Niche Content for No One

Notes from migrating from XLRD to OpenPyXL

Background

I recently needed to migrate a service from using XLRD to OpenPyXL. The service was old and needed to support .xlsx file types, while XLRD has since dropped support for non-.xls file types. There were a few issues I ran into while trying to use OpenPyXL as a drop-in replacement, so I wanted to put them in one place for reference.

Implementation

The “standard” way to use OpenPyXL is to use pandas.

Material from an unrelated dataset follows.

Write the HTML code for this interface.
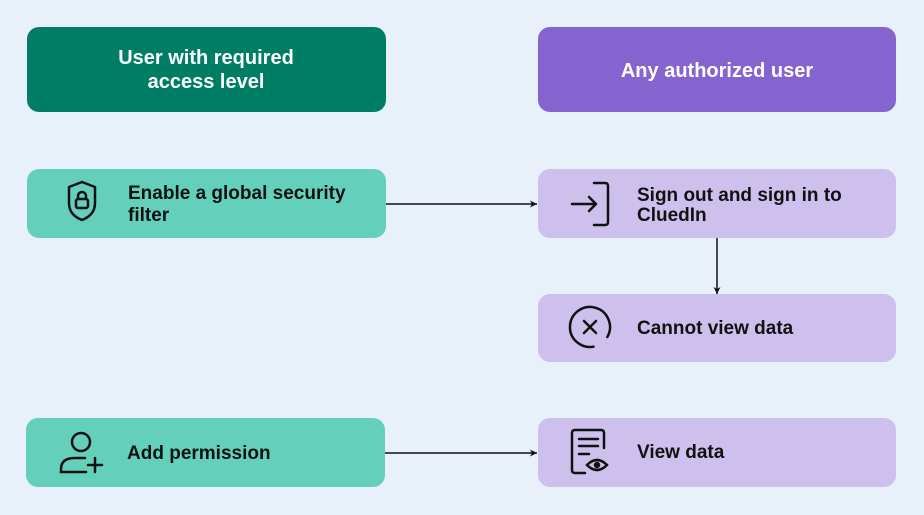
<!DOCTYPE html>
<html><head><style>
html,body{margin:0;padding:0;background:#e8f0f9;}
svg{display:block}
text{font-family:"Liberation Sans",sans-serif;font-weight:bold;font-size:19px;fill:#111;}
.w{fill:#fff;font-size:20px}
</style></head><body>
<svg width="924" height="515" viewBox="0 0 924 515" xmlns="http://www.w3.org/2000/svg">
<defs><marker id="a" markerUnits="userSpaceOnUse" markerWidth="8" markerHeight="8" refX="7" refY="4" orient="auto"><path d="M0,0.5 L7,4 L0,7.5 L2,4 z" fill="#111"/></marker></defs>
<rect x="27" y="27" width="359" height="85" rx="12" fill="#007e65"/>
<text class="w" x="206" y="64" text-anchor="middle">User with required</text>
<text class="w" x="206" y="88" text-anchor="middle">access level</text>
<rect x="538" y="27" width="358" height="85" rx="12" fill="#8564d0"/>
<text class="w" x="717" y="77" text-anchor="middle">Any authorized user</text>

<rect x="27" y="169" width="359" height="69" rx="12" fill="#64d0bb"/>
<g fill="none" stroke="#111" stroke-width="2.5" stroke-linecap="round" stroke-linejoin="round">
<path d="M82 182 L95 187 L95 203 Q95 215 82 220 Q69 215 69 203 L69 187 Z"/>
<rect x="76" y="199" width="12" height="9" rx="2"/><path d="M78 199 v-3 a4 4 0 0 1 8 0 v3"/>
</g>
<text x="128" y="199">Enable a global security</text>
<text x="128" y="221">filter</text>

<rect x="538" y="169" width="358" height="69" rx="12" fill="#cec0ec"/>
<g fill="none" stroke="#111" stroke-width="2.5" stroke-linecap="round" stroke-linejoin="round">
<path d="M594 183 h11 q3 0 3 3 v36 q0 3 -3 3 h-11"/><path d="M572 204 h24 M589 197 l7 7 l-7 7"/>
</g>
<text x="637" y="201">Sign out and sign in to</text>
<text x="637" y="221">CluedIn</text>

<rect x="538" y="294" width="358" height="68" rx="12" fill="#cec0ec"/>
<g fill="none" stroke="#111" stroke-width="2.5" stroke-linecap="round">
<path d="M593.5 346.7 A20 20 0 1 1 607.3 337"/><path d="M584 321 l12 12 M596 321 l-12 12"/>
</g>
<text x="637" y="334">Cannot view data</text>

<rect x="26" y="418" width="359" height="69" rx="12" fill="#64d0bb"/>
<g fill="none" stroke="#111" stroke-width="2.5" stroke-linecap="round">
<circle cx="81" cy="442" r="9"/><path d="M61 472 v-3 q0-11 14-11 h10"/><path d="M61 472 h25 M95 458 v14 M88 465 h14"/>
</g>
<text x="127" y="459">Add permission</text>

<rect x="538" y="418" width="358" height="69" rx="12" fill="#cec0ec"/>
<g fill="none" stroke="#111" stroke-width="2.5" stroke-linecap="round">
<path d="M585 473 h-10 q-3 0 -3 -3 v-37 q0-3 3-3 h26 q3 0 3 3 v15"/>
<path d="M579 439 h19 M579 446 h19 M579 454 h10"/>
<path d="M587 465 q10 -10 20 0 q-10 10 -20 0 z"/><circle cx="597" cy="465" r="2" fill="#111"/>
</g>
<text x="637" y="458">View data</text>

<g stroke="#111" stroke-width="1.5">
<line x1="386" y1="204" x2="537" y2="204" marker-end="url(#a)"/>
<line x1="717" y1="238" x2="717" y2="294" marker-end="url(#a)"/>
<line x1="385" y1="453" x2="537" y2="453" marker-end="url(#a)"/>
</g>
</svg>
</body></html>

Due to organizational requirements, I could not use pandas and instead had to use OpenPyXL directly.

Shared Context

Each of these issues was encountered with a workbook imported with the following code:

import openpyxl

book = openpyxl.load_workbook(filename="path/to/file")
sheet = book.worksheets[0]

Issues 1 & 2: 1-indexing and Value Access

The worksheet itself is 1-indexed along its rows. To access the first row of a sheet, you would use

row = sheet[1]

Further, the cells in each row are cell objects instead of raw values. To get the raw values,

row_values = [cell.value for cell in row]

Another difference between XLRD and OpenPyXL is the default value in cells. For XLRD, it’s the empty string. For OpenPyXL, it’s None. For my use case, I had to modify the list comprehension to be

row_values = [cell.value for cell if cell.value is not None else "" in row]

Issue 3: Performance

The service I had inherited looped over the sheet using the index to access each row. For cell-by-cell validation across ~10,000 rows, the execution time went from ~2 minutes to timing out after finishing ~15% in 15 minutes. I did not extrapolate to 60 minutes because the execution time grew for each row, growing by ~10x by ~15%. I did not profile it much further, but this had the hallmarks of file access overhead.

After a few hours trying to find the cause of the problem, the solution was to refactor the code to iterate over the sheet object instead of accessing the rows by index.

# Bad
for i in range(1, 10000):
    perform_validation(sheet[i])

# Good
for row in sheet:
    perform_validation(row)

This still resulted in a performance penalty over XLRD, but execution time only rose to 4 minutes as opposed to multiple hours.